Vous savez bien comment ça se passe : entre la bolognaise et le crumble, un esprit enjoué ose une boutade politique et v’lan, c’est la débandade, l’engueulade générale, les droitards persiflent que la valeur travail est cassée par ces assistés de gauchos, les gauchos hurlent que ces shootés au profit de droite foutent en l’air le système social et les autres en profitent pour balancer leur fiel contestataire autoproclamé.
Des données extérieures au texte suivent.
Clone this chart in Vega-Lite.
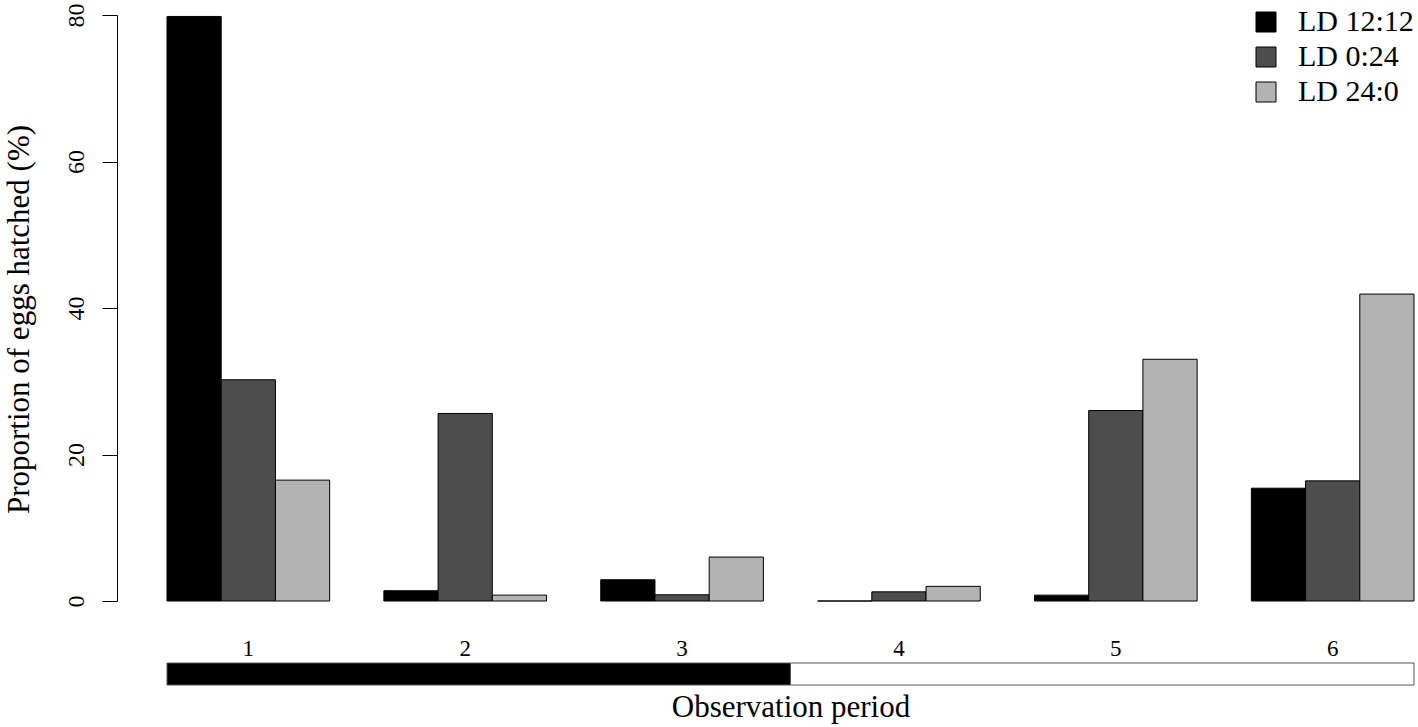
{
  "$schema": "https://vega.github.io/schema/vega-lite/v6.json",
  "background": "white",
  "padding": {"left": 3, "top": 3, "right": 5, "bottom": 5},
  "bounds": "flush",
  "spacing": 62,
  "config": {
    "view": {"stroke": null},
    "font": "Liberation Serif",
    "axis": {"grid": false, "labelFont": "Liberation Serif", "titleFont": "Liberation Serif", "labelColor": "black", "titleColor": "black", "titleFontWeight": "normal"},
    "legend": {"labelFont": "Liberation Serif", "labelColor": "black"}
  },
  "datasets": {
    "hatch": [
      {"period": 1, "regime": "LD 12:12", "pct": 79.8},
      {"period": 1, "regime": "LD 0:24", "pct": 30.2},
      {"period": 1, "regime": "LD 24:0", "pct": 16.5},
      {"period": 2, "regime": "LD 12:12", "pct": 1.4},
      {"period": 2, "regime": "LD 0:24", "pct": 25.6},
      {"period": 2, "regime": "LD 24:0", "pct": 0.8},
      {"period": 3, "regime": "LD 12:12", "pct": 2.9},
      {"period": 3, "regime": "LD 0:24", "pct": 0.85},
      {"period": 3, "regime": "LD 24:0", "pct": 6.0},
      {"period": 4, "regime": "LD 12:12", "pct": 0},
      {"period": 4, "regime": "LD 0:24", "pct": 1.25},
      {"period": 4, "regime": "LD 24:0", "pct": 2.0},
      {"period": 5, "regime": "LD 12:12", "pct": 0.8},
      {"period": 5, "regime": "LD 0:24", "pct": 26.0},
      {"period": 5, "regime": "LD 24:0", "pct": 33.0},
      {"period": 6, "regime": "LD 12:12", "pct": 15.4},
      {"period": 6, "regime": "LD 0:24", "pct": 16.4},
      {"period": 6, "regime": "LD 24:0", "pct": 41.9}
    ],
    "light": [
      {"phase": "dark", "from": 1, "to": 3},
      {"phase": "light", "from": 4, "to": 6}
    ]
  },
  "vconcat": [
    {
      "width": 1247,
      "height": 586,
      "data": {"name": "hatch"},
      "mark": {"type": "bar", "stroke": "black", "strokeWidth": 1},
      "encoding": {
        "x": {
          "field": "period", "type": "ordinal",
          "scale": {"paddingInner": 0.25, "paddingOuter": 0},
          "axis": {"title": null, "labelAngle": 0, "domain": false, "ticks": false, "tickSize": 0, "labelPadding": 36, "labelFontSize": 23}
        },
        "xOffset": {
          "field": "regime", "type": "nominal",
          "sort": ["LD 12:12", "LD 0:24", "LD 24:0"],
          "scale": {"paddingInner": 0, "paddingOuter": 0}
        },
        "y": {
          "field": "pct", "type": "quantitative",
          "scale": {"domain": [0, 80], "nice": false},
          "axis": {
            "title": "Proportion of eggs hatched (%)",
            "values": [0, 20, 40, 60, 80],
            "offset": 50, "tickSize": 15, "tickColor": "black", "domainColor": "black",
            "labelAngle": 270, "labelAlign": "center", "labelBaseline": "alphabetic",
            "labelPadding": 19, "labelFontSize": 24,
            "titleFontSize": 31, "titlePadding": 29, "titleY": 304
          }
        },
        "color": {
          "field": "regime", "type": "nominal",
          "sort": ["LD 12:12", "LD 0:24", "LD 24:0"],
          "scale": {"domain": ["LD 12:12", "LD 0:24", "LD 24:0"], "range": ["#000000", "#4d4d4d", "#b3b3b3"]},
          "legend": {
            "title": null, "orient": "none", "legendX": 1084, "legendY": -8,
            "symbolType": "square", "symbolSize": 400, "symbolStrokeColor": "black", "symbolStrokeWidth": 1,
            "labelFontSize": 30, "labelOffset": 17, "rowPadding": 5, "padding": 0
          }
        }
      }
    },
    {
      "width": 1247,
      "height": 22,
      "data": {"name": "light"},
      "layer": [
        {
          "transform": [{"filter": "datum.phase === 'dark'"}],
          "mark": {"type": "rect", "fill": "black", "stroke": "#555555", "strokeWidth": 1},
          "encoding": {
            "x": {"field": "from", "type": "ordinal", "bandPosition": 0,
              "axis": {"title": "Observation period", "labels": false, "ticks": false, "domain": false, "titleFontSize": 31, "titlePadding": 7}},
            "x2": {"field": "to", "bandPosition": 1.1667}
          }
        },
        {
          "transform": [{"filter": "datum.phase === 'light'"}],
          "mark": {"type": "rect", "fill": "white", "stroke": "#555555", "strokeWidth": 1},
          "encoding": {
            "x": {"field": "from", "type": "ordinal", "bandPosition": -0.1667,
              "axis": {"title": "Observation period", "labels": false, "ticks": false, "domain": false, "titleFontSize": 31, "titlePadding": 7}},
            "x2": {"field": "to", "bandPosition": 1}
          }
        }
      ]
    }
  ],
  "resolve": {"scale": {"x": "shared"}}
}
À un moment, votre père se met à serrer très fort les dents en disant qu’il va falloir se détendre.
Si vous avez déjà vécu une situation similaire, avez-vous remarqué comme tout le monde prend à cœur de défendre son propre poulain politique ? Comme, soudainement, les discussions ne tournent plus autour de facteurs objectifs ? Comme l’émotion a pris le pas sur l’argumentation raisonnée ?
Dans l’ouvrage Tout ce que vous devez savoir pour mieux comprendre vos semblables, Serge Ciccotti interroge : « Pourquoi votre voisin croyant et votre voisine militante ne sont-ils pas d’accord avec votre raisonnement implacable ? ».
À cause du « raisonnement motivé », figurez-vous. D’une vile tendance de parties « émotionnelles » de nos cerveaux, qui forceraient les parties « rationnelles » à tirer des conclusions qui iraient dans leurs sens. Ainsi, si je suis une fervente admiratrice d’une personne politique et que quelqu’un me parle de ses contradictions, de ses incohérences, la situation serait trop inconfortable pour moi et mon cerveau tenterait de minimiser les émotions négatives (quelqu’un me montre que mon poulain politique n’est pas celui que je crois) et de maximiser les émotions positives (je trouve une explication plausible : mon contradicteur me ment).
En 2004, en pleine période d’élections présidentielles aux États-Unis, le psychologue Drew Westen lance une expérience : 15 participants pro-Bush et 15 participants pro-Kerry doivent lire des textes soulignant les contradictions des discours et actions de ces deux personnages politiques, ainsi que celles d’une personne neutre (en l’occurrence, Tom Hanks), puis doivent tenter d’expliquer ces incohérences. En parallèle, les participants sont soumis à l’IRM pour observer le comportement de leur cerveau pendant les deux phases de l’expérience (lecture puis réflexion). Résultat : le cerveau d’un pro-Bush ou d’un pro-Kerry se comporte différemment lorsque la contradiction porte sur Bush, Kerry ou Tom Hanks.
Lorsque l’on attaque leur favori politique, les zones du cerveau habituellement impliquées dans le raisonnement ne seraient pas activées – à la place, on verrait l’activation d’une série de zones généralement impliquées dans la punition, la douleur et les émotions négatives. S’ils parviennent à ignorer l’information menaçante, ces zones sont désactivées et les zones impliquant la récompense s’activent.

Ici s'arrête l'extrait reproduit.